> Set exercise:
Repeat the whole listing exactly as written.

> Supplied material:
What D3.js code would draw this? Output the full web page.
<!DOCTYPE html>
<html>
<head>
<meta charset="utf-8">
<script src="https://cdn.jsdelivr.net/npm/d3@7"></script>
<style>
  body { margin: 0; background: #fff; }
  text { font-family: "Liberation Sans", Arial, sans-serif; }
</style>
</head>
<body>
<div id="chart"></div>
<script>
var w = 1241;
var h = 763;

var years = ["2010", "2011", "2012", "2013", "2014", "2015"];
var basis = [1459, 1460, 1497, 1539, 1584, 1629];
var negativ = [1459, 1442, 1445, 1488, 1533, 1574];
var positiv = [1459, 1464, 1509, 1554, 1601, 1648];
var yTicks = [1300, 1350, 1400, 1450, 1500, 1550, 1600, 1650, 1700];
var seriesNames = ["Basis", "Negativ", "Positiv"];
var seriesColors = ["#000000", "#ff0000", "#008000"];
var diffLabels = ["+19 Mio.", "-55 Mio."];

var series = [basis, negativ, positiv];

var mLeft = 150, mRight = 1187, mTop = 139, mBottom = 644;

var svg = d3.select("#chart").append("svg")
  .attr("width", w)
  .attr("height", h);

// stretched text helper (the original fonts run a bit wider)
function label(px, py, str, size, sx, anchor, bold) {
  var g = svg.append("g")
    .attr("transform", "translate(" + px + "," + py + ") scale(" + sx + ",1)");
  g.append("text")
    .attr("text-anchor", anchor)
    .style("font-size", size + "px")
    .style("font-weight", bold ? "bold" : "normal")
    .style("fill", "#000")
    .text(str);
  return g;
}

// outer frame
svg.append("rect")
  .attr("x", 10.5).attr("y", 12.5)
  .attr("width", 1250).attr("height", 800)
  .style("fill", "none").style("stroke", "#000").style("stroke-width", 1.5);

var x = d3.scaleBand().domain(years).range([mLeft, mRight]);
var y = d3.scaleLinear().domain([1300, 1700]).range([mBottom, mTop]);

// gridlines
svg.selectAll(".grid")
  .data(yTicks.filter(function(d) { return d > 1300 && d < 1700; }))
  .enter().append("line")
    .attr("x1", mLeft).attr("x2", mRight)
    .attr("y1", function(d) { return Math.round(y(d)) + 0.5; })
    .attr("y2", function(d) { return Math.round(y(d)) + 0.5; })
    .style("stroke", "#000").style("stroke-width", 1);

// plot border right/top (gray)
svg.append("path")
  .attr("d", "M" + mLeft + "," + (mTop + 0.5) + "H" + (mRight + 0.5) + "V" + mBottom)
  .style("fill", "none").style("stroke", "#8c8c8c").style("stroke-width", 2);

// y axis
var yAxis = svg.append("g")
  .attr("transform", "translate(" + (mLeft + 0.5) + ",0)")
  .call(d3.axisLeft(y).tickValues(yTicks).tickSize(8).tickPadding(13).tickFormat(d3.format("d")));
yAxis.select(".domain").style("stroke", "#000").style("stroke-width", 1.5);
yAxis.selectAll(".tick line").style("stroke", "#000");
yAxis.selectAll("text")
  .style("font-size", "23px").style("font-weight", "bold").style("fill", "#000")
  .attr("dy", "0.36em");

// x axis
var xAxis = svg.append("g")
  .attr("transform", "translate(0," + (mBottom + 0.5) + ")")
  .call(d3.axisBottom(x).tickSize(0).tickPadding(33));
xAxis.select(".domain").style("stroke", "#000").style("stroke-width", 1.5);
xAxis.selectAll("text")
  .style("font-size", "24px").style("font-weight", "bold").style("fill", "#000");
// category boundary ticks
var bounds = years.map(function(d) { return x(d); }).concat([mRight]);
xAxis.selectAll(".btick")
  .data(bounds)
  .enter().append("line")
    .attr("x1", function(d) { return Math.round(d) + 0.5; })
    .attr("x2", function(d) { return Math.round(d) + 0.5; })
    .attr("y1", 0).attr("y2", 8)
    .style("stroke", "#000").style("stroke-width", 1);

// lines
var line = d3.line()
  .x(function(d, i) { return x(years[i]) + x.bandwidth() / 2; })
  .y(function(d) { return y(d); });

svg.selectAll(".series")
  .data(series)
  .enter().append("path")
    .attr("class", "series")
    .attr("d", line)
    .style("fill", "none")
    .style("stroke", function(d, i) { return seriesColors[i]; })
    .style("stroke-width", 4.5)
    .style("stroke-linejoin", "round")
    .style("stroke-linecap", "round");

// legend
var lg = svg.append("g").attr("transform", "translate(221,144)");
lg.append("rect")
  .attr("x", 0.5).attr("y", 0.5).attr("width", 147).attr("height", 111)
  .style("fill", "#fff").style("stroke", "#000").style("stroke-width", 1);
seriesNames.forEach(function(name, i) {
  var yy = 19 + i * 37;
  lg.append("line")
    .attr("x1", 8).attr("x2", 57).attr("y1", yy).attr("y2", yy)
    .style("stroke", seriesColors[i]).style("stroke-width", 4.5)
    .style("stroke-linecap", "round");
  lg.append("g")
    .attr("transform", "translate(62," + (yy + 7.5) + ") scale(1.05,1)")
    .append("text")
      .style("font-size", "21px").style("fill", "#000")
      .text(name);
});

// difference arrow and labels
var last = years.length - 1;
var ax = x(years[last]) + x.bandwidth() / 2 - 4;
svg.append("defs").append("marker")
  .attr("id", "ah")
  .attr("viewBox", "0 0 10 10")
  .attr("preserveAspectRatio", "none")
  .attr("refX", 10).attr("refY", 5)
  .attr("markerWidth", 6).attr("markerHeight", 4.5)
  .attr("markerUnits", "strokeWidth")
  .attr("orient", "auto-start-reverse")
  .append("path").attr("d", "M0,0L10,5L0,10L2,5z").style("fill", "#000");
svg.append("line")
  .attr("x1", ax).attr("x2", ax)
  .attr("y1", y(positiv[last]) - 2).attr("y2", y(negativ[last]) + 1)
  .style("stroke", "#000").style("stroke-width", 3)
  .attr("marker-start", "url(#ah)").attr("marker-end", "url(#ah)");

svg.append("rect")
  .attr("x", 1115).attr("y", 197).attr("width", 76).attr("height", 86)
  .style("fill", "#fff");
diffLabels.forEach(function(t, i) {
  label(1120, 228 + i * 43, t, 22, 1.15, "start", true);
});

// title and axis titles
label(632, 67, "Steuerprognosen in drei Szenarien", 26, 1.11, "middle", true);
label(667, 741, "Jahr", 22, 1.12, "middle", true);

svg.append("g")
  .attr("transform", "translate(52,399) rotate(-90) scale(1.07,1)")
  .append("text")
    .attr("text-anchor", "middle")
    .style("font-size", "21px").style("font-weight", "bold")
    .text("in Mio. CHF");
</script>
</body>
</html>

> Result of this task:
What D3.js code would draw this? Output the full web page.
<!DOCTYPE html>
<html>
<head>
<meta charset="utf-8">
<script src="https://cdn.jsdelivr.net/npm/d3@7"></script>
<style>
  body { margin: 0; background: #fff; }
  text { font-family: "Liberation Sans", Arial, sans-serif; }
</style>
</head>
<body>
<div id="chart"></div>
<script>
var w = 1241;
var h = 763;

var years = ["2010", "2011", "2012", "2013", "2014", "2015"];
var basis = [1459, 1460, 1497, 1539, 1584, 1629];
var negativ = [1459, 1442, 1445, 1488, 1533, 1574];
var positiv = [1459, 1464, 1509, 1554, 1601, 1648];
var yTicks = [1300, 1350, 1400, 1450, 1500, 1550, 1600, 1650, 1700];
var seriesNames = ["Basis", "Negativ", "Positiv"];
var seriesColors = ["#000000", "#ff0000", "#008000"];
var diffLabels = ["+19 Mio.", "-55 Mio."];

var series = [basis, negativ, positiv];

var mLeft = 150, mRight = 1187, mTop = 139, mBottom = 644;

var svg = d3.select("#chart").append("svg")
  .attr("width", w)
  .attr("height", h);

// stretched text helper (the original fonts run a bit wider)
function label(px, py, str, size, sx, anchor, bold) {
  var g = svg.append("g")
    .attr("transform", "translate(" + px + "," + py + ") scale(" + sx + ",1)");
  g.append("text")
    .attr("text-anchor", anchor)
    .style("font-size", size + "px")
    .style("font-weight", bold ? "bold" : "normal")
    .style("fill", "#000")
    .text(str);
  return g;
}

// outer frame
svg.append("rect")
  .attr("x", 10.5).attr("y", 12.5)
  .attr("width", 1250).attr("height", 800)
  .style("fill", "none").style("stroke", "#000").style("stroke-width", 1.5);

var x = d3.scaleBand().domain(years).range([mLeft, mRight]);
var y = d3.scaleLinear().domain([1300, 1700]).range([mBottom, mTop]);

// gridlines
svg.selectAll(".grid")
  .data(yTicks.filter(function(d) { return d > 1300 && d < 1700; }))
  .enter().append("line")
    .attr("x1", mLeft).attr("x2", mRight)
    .attr("y1", function(d) { return Math.round(y(d)) + 0.5; })
    .attr("y2", function(d) { return Math.round(y(d)) + 0.5; })
    .style("stroke", "#000").style("stroke-width", 1);

// plot border right/top (gray)
svg.append("path")
  .attr("d", "M" + mLeft + "," + (mTop + 0.5) + "H" + (mRight + 0.5) + "V" + mBottom)
  .style("fill", "none").style("stroke", "#8c8c8c").style("stroke-width", 2);

// y axis
var yAxis = svg.append("g")
  .attr("transform", "translate(" + (mLeft + 0.5) + ",0)")
  .call(d3.axisLeft(y).tickValues(yTicks).tickSize(8).tickPadding(13).tickFormat(d3.format("d")));
yAxis.select(".domain").style("stroke", "#000").style("stroke-width", 1.5);
yAxis.selectAll(".tick line").style("stroke", "#000");
yAxis.selectAll("text")
  .style("font-size", "23px").style("font-weight", "bold").style("fill", "#000")
  .attr("dy", "0.36em");

// x axis
var xAxis = svg.append("g")
  .attr("transform", "translate(0," + (mBottom + 0.5) + ")")
  .call(d3.axisBottom(x).tickSize(0).tickPadding(33));
xAxis.select(".domain").style("stroke", "#000").style("stroke-width", 1.5);
xAxis.selectAll("text")
  .style("font-size", "24px").style("font-weight", "bold").style("fill", "#000");
// category boundary ticks
var bounds = years.map(function(d) { return x(d); }).concat([mRight]);
xAxis.selectAll(".btick")
  .data(bounds)
  .enter().append("line")
    .attr("x1", function(d) { return Math.round(d) + 0.5; })
    .attr("x2", function(d) { return Math.round(d) + 0.5; })
    .attr("y1", 0).attr("y2", 8)
    .style("stroke", "#000").style("stroke-width", 1);

// lines
var line = d3.line()
  .x(function(d, i) { return x(years[i]) + x.bandwidth() / 2; })
  .y(function(d) { return y(d); });

svg.selectAll(".series")
  .data(series)
  .enter().append("path")
    .attr("class", "series")
    .attr("d", line)
    .style("fill", "none")
    .style("stroke", function(d, i) { return seriesColors[i]; })
    .style("stroke-width", 4.5)
    .style("stroke-linejoin", "round")
    .style("stroke-linecap", "round");

// legend
var lg = svg.append("g").attr("transform", "translate(221,144)");
lg.append("rect")
  .attr("x", 0.5).attr("y", 0.5).attr("width", 147).attr("height", 111)
  .style("fill", "#fff").style("stroke", "#000").style("stroke-width", 1);
seriesNames.forEach(function(name, i) {
  var yy = 19 + i * 37;
  lg.append("line")
    .attr("x1", 8).attr("x2", 57).attr("y1", yy).attr("y2", yy)
    .style("stroke", seriesColors[i]).style("stroke-width", 4.5)
    .style("stroke-linecap", "round");
  lg.append("g")
    .attr("transform", "translate(62," + (yy + 7.5) + ") scale(1.05,1)")
    .append("text")
      .style("font-size", "21px").style("fill", "#000")
      .text(name);
});

// difference arrow and labels
var last = years.length - 1;
var ax = x(years[last]) + x.bandwidth() / 2 - 4;
svg.append("defs").append("marker")
  .attr("id", "ah")
  .attr("viewBox", "0 0 10 10")
  .attr("preserveAspectRatio", "none")
  .attr("refX", 10).attr("refY", 5)
  .attr("markerWidth", 6).attr("markerHeight", 4.5)
  .attr("markerUnits", "strokeWidth")
  .attr("orient", "auto-start-reverse")
  .append("path").attr("d", "M0,0L10,5L0,10L2,5z").style("fill", "#000");
svg.append("line")
  .attr("x1", ax).attr("x2", ax)
  .attr("y1", y(positiv[last]) - 2).attr("y2", y(negativ[last]) + 1)
  .style("stroke", "#000").style("stroke-width", 3)
  .attr("marker-start", "url(#ah)").attr("marker-end", "url(#ah)");

svg.append("rect")
  .attr("x", 1115).attr("y", 197).attr("width", 76).attr("height", 86)
  .style("fill", "#fff");
diffLabels.forEach(function(t, i) {
  label(1120, 228 + i * 43, t, 22, 1.15, "start", true);
});

// title and axis titles
label(632, 67, "Steuerprognosen in drei Szenarien", 26, 1.11, "middle", true);
label(667, 741, "Jahr", 22, 1.12, "middle", true);

svg.append("g")
  .attr("transform", "translate(52,399) rotate(-90) scale(1.07,1)")
  .append("text")
    .attr("text-anchor", "middle")
    .style("font-size", "21px").style("font-weight", "bold")
    .text("in Mio. CHF");
</script>
</body>
</html>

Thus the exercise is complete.